Ross‘ neuestes Werk auf dem Gebiet der Koranstudien heißt „The Biblical Turn in the Qur'an Commentary Tradition“ (Die biblische Wende in  der Tradition der Koran-Exegese), umfasst 280 Seiten und erscheint bei De Gruyter. Das Manuskript dieses Buches wurde mit dem BRAIS 2019 – De Gruyter Award ausgezeichnet.

Der Koran, der heilige Text des Islam, ist eine Sammlung von Versen Gottes, die dem Propheten Gottes zwischen 610 und 632 n. Chr. offenbart wurden. Muslime studieren dieses heilige Buch mit Hilfe von Koran-Exegesen, die den Text Vers für Vers erklären und interpretieren. Die ersten Exegesen wurden im 8. Jahrhundert n. Chr. verfasst und muslimische Gelehrte schreiben bis heute Exegesen.

Exegesen helfen den Lesern den Koran zu verstehen. Der Koran ist ein anspruchsvoller Text, der ohne Berücksichtigung der historischen und zeitlichen Situation manchmal schwer zu verstehen ist. Samuel Ross, Assistenzprofessor für Religion, sagt zu den Exegesen: Diese Werke sind von großem Wert. Da sich Exegesen häufig auf Aspekte der Rechtswissenschaft, Wissenschaft und Philosophie beziehen, können Forscher Exegesen aus verschiedenen Zeiten vergleichen um herauszufinden wie sich islamische Ansichten entwickelten. Er fügte hinzu: Exegesen sind wie der Schatz des islamischen Denkens. Ross interessiert sich besonders dafür wie, wann und warum Muslime die Bibel zur Auslegung des Korans nutzten.

Der Koran erwähnt Propheten wie Moses, David und Jesus sowie biblische Überlieferungen wie die Flucht der Israeliten aus Ägypten. Doch solche Geschichten sind verkürzte Berichte, deren historischer Kontext meist nicht klar ist. Ross sagt, das liegt daran, dass der Koran davon ausgeht, dass die ursprüngliche Zielgruppe des Buches, nämlich die Bewohner der Arabischen Halbinsel im siebten Jahrhundert mit diesen vertraut waren. Für Gläubige späterer Generationen und in anderen Teilen der Welt kann die Exegese die Lücken schließen.

Ross sagt, islamische Gelehrte wüssten, dass einige Koranexegesen die Bibel zitierten, er möchte sich jedoch ein klareres Bild davon machen, wie oft und zu welchen historischen Zeitpunkten diese Verweise vorkommen. Seine Forschung kann Aufschluss darüber geben, wie Muslime im Laufe der Geschichte mit Christen und Juden interagierten.

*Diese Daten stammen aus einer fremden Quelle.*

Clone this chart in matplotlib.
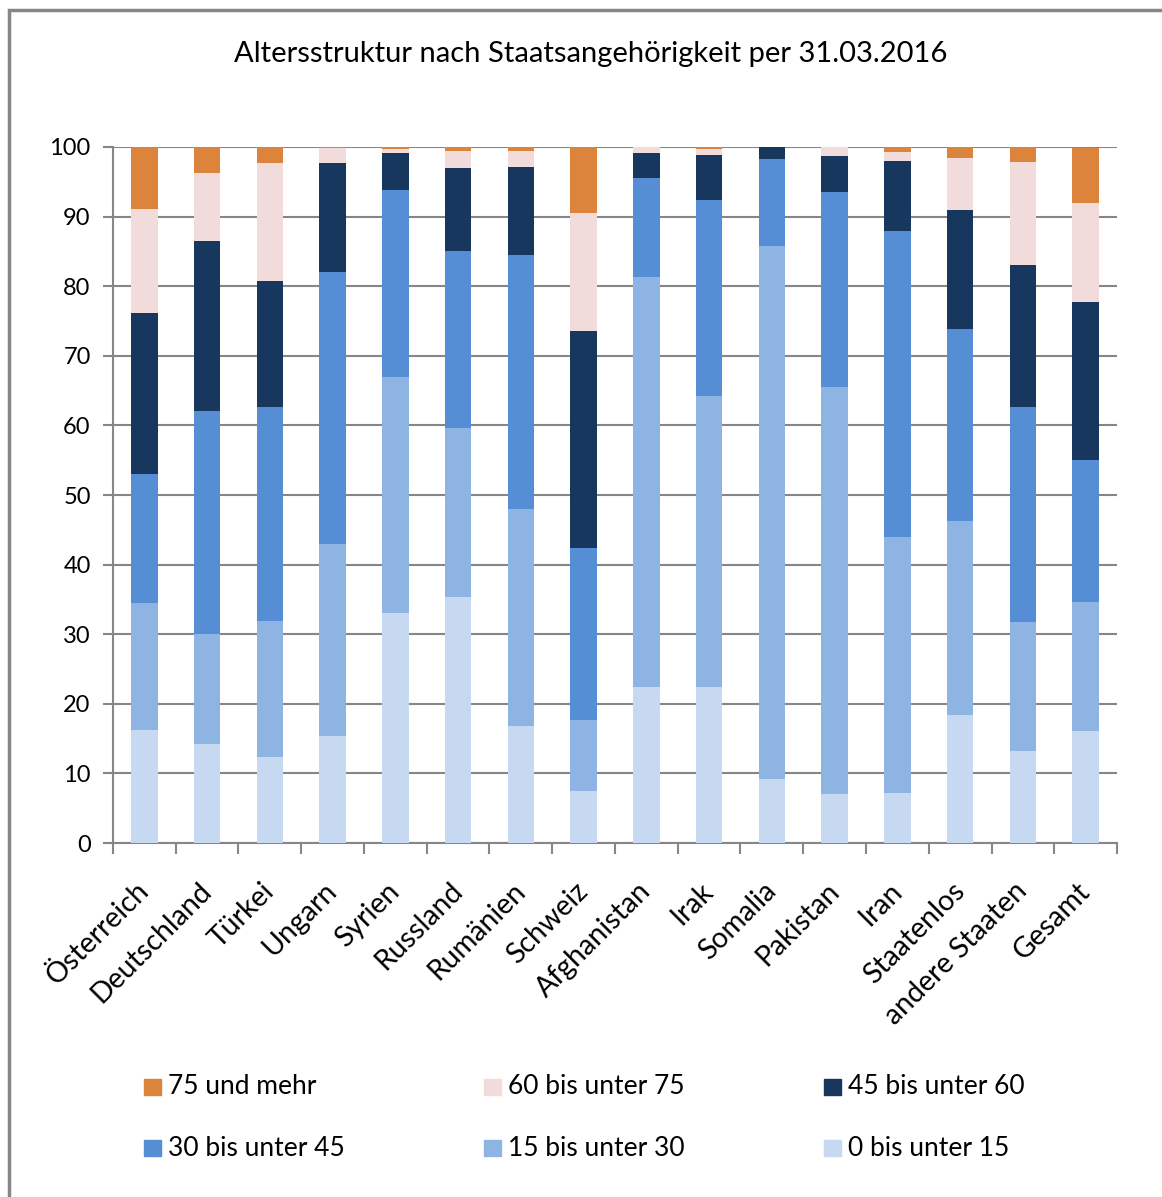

Koranexegesen beziehen sich auf die Bibel nach dem 19. Jahrhundert

Ross durchsuchte den Text von 153 digitalen Interpretationen des Korans nach Hinweisen auf die Bibel. Die Ergebnisse zeigten, dass die Koranexegeten bis zum Ende des 19. Jahrhunderts bis auf seltene Fälle die Bibel in ihren Interpretationen nicht erwähnten. Dann plötzlich begannen ab dem 19. Jahrhundert Kommentatoren aus der ganzen muslimischen Welt, sich auf die Bibel zu beziehen. Seine Entdeckung warf neue Fragen auf: Warum bezogen sich Kommentatoren nicht schon früher auf die Bibel? Was geschah im späten 19. Jahrhundert, das diesen Wandel auslöste?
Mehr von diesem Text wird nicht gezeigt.